Whether it’s gaming supervisors in Nevada or farm workers in California, one occupation is often associated with a region or a state more than any other. The Pew Research Center recently completed an examination of the unique job for each state.
We took this data a step further to understand the unique nuances of our region.
Based on labor force composition data from EMSI, we reviewed the location quotients for every occupation for every job in our region and each individual county. A location quotient measures the concentration of a job in a particular area relative to the national average concentration for that job. Therefore, a region’s most distinctive or unique job is the one with the highest location quotient.
Looking at the top 15 unique jobs in our region, our strong historical ties to textile manufacturing shines through. The region has six times number of textile machine setters when compared to the United States.
Credit analysts are the second unique occupation to our region, with three times the concentration of this occupation. With earnings of $38.24 per hour, this also happens to be one of the region’s higher-paying occupations.
The region also boasts one of the highest concentrations of flight attendants in the country, with more than three times the national average. With annual openings of 420, it’s also one of the fastest-growing occupations.
Let’s look at the individual counties in our region: in seven of the 10 counties that comprise the region, textile machine setter is the unique occupation. Location quotient values range from 12 in Rowan County to 34 in Gaston County for this occupation.
While Charlotte is known as a banking town, flight attendants topped the list in Mecklenburg County. Taking a little deeper dive into the data for Mecklenburg, finance and aviation are well represented:
- credit analysts rank second with five times the concentration,
- financial examiners are third with four times,
- aircraft pilots are fourth with three-and-a-half times
- and construction workers round out the top five with three times the concentration when compared to the United States.

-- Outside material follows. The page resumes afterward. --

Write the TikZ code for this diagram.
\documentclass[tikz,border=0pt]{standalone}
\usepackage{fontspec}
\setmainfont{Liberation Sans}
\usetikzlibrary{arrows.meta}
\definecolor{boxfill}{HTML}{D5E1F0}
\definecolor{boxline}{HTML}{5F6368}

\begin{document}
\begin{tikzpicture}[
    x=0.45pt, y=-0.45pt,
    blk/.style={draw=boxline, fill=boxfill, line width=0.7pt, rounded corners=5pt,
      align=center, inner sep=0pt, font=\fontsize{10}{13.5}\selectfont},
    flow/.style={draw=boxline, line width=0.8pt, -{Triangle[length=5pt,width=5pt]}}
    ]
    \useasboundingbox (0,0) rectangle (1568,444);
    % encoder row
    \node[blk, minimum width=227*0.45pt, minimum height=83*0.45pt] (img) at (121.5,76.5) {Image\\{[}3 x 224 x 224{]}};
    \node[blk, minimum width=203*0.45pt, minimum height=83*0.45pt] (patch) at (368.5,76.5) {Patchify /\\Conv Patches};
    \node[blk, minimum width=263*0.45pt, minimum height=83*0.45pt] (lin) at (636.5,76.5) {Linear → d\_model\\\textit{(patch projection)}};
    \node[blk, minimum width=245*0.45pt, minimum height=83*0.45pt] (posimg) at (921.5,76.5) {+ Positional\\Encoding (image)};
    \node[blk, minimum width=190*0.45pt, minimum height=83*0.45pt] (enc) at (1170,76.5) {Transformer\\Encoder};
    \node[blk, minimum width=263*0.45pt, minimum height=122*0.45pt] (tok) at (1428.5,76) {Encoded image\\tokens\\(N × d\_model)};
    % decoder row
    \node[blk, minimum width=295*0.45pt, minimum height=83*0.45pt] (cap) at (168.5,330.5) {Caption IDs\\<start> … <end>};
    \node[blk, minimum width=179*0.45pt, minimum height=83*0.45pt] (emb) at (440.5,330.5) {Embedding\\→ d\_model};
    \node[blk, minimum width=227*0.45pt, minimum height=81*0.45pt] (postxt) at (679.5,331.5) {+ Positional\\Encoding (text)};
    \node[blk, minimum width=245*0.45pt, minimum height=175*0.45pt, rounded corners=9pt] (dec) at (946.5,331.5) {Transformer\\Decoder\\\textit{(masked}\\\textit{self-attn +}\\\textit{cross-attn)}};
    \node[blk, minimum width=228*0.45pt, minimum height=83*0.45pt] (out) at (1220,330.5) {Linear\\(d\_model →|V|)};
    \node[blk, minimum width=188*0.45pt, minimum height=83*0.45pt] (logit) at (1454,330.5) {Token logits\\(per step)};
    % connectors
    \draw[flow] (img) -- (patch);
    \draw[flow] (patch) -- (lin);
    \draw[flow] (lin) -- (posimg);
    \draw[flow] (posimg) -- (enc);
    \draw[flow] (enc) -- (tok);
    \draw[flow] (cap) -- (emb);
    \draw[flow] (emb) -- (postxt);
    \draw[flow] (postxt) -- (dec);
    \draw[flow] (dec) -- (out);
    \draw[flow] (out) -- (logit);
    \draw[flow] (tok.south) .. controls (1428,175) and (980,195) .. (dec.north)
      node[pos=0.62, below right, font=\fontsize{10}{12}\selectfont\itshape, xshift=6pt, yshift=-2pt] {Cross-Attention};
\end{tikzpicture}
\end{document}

The unique occupation in Cabarrus County is ushers, lobby attendants and ticket takers. Lowe’s Motor Speedway and other tourist-related activities create the high concentration of this occupation.
Union County’s unique occupation is metal furnace operators, tenders, pourers and casters. This is due to fact the county has 55 times more metal processing and production operations when compared to the United States.

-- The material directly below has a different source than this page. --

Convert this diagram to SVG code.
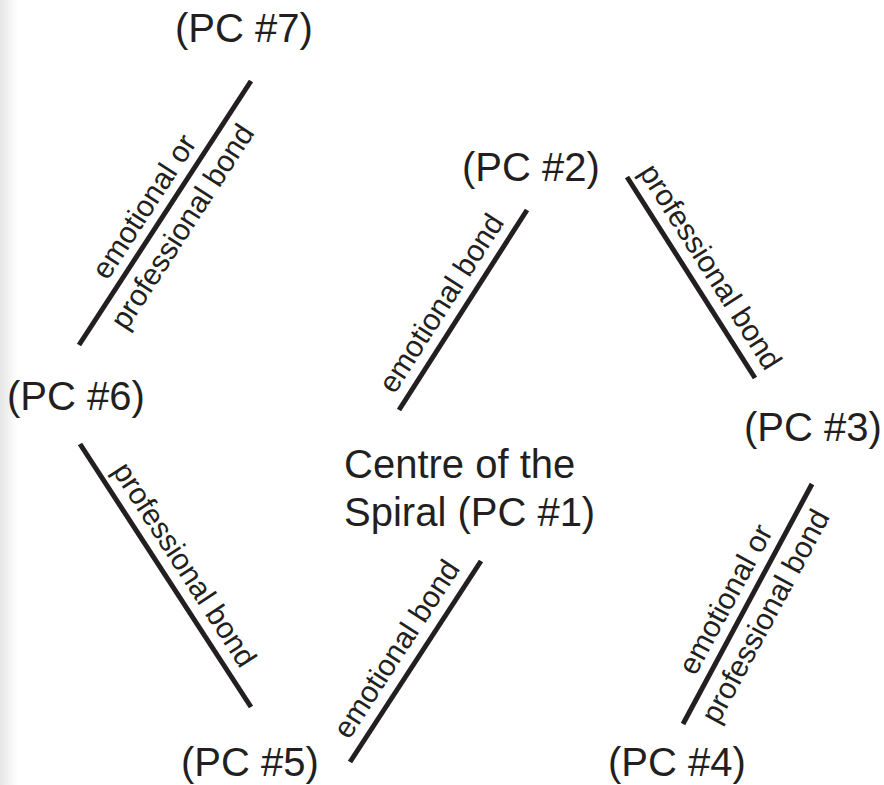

In addition to topography, climate and history, a region’s unique occupation may serve as sense of pride for a place. The unique occupation in Indiana is boilermakers; New York has fashion designers and Maine has loggers. The economy of North Carolina (and our region) is one of the most dynamic in the country, with advanced manufacturing, healthcare, financial services and logistics all playing key roles in our diverse economy. But textile manufacturing is still what makes us unique.

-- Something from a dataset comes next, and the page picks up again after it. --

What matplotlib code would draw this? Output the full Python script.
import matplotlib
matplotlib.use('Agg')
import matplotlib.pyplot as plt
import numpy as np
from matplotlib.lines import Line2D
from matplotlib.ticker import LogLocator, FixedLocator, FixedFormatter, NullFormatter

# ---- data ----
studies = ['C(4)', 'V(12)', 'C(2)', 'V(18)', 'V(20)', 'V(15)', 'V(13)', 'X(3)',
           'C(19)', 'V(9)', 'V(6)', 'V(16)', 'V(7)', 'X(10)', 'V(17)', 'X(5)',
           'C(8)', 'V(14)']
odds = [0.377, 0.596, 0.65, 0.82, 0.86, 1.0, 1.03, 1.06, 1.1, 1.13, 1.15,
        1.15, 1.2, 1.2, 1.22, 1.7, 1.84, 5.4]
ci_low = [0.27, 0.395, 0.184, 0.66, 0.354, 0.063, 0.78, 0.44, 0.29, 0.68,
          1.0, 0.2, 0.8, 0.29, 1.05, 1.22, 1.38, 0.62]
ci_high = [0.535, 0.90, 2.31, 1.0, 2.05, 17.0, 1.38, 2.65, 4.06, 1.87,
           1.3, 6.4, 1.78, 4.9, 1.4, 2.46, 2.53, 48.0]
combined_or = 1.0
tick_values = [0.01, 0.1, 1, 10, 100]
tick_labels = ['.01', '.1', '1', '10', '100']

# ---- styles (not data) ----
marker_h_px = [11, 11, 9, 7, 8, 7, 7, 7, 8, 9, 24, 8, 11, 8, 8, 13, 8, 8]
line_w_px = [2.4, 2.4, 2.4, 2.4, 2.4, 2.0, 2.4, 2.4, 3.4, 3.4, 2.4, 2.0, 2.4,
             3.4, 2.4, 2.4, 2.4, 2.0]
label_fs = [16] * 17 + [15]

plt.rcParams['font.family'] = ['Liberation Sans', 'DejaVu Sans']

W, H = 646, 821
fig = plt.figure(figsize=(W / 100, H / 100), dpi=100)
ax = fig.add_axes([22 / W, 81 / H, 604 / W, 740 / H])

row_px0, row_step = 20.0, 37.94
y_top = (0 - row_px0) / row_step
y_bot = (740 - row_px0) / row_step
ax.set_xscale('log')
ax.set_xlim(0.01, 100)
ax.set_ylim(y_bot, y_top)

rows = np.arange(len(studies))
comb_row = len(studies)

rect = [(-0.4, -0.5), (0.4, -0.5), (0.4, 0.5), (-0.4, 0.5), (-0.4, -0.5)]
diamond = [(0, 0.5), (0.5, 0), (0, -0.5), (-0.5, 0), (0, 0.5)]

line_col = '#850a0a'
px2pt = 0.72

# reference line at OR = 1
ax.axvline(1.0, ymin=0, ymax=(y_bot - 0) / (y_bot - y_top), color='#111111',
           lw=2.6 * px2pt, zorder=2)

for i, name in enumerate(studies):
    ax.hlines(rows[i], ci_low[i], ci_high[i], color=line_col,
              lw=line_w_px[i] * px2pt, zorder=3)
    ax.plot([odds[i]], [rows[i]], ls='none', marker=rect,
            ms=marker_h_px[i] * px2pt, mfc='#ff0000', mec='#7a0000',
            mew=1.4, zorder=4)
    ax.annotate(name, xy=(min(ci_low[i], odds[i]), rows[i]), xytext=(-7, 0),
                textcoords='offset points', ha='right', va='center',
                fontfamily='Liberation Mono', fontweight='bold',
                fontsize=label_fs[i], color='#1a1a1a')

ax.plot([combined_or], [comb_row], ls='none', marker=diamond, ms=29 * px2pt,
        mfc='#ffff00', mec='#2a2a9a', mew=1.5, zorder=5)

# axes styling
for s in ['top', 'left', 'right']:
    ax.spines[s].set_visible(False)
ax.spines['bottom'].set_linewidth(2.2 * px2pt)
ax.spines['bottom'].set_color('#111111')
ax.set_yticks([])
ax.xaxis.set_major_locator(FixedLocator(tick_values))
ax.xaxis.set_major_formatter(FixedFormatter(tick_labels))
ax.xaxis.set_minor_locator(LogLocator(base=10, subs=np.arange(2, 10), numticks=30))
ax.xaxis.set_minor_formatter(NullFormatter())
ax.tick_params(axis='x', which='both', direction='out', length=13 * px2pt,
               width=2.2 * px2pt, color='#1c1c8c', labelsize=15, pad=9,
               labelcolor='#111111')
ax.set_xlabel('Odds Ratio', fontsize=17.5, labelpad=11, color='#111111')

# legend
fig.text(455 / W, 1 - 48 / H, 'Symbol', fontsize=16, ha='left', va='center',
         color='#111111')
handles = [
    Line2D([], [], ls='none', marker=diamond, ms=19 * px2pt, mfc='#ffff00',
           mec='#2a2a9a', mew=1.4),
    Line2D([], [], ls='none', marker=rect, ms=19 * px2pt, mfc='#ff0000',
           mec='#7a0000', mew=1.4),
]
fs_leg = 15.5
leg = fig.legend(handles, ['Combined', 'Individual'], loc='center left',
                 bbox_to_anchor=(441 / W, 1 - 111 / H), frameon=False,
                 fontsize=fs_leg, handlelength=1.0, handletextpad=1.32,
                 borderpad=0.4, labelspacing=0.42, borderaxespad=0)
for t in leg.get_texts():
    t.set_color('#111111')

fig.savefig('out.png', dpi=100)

Paul E. Hendershot serves as director of research at the Charlotte Chamber of Commerce. Prior to joining the Charlotte Chamber team, he worked as manager of business development in the commercial real estate department at Dallas/Fort Worth International Airport (DFW) and spent four years as the research director at the Dallas Regional Chamber. During his tenure with the Chamber, Hendershot completed more than 100 unique economic development projects including Comerica, AT&T, Gulfstream, Arbitron, Capital One and Research in Motion. He is also founder and chief economist of Hendershot Economics, where he defined the life sciences industry for BIOCOM, among other projects in the Greater San Diego region.
Data included in this article is inclusive of North Carolina’s Southwest Region Prosperity Zone, which includes Anson, Cabarrus, Cleveland, Gaston, Iredell, Lincoln, Mecklenburg, Rowan, Stanly and Union counties.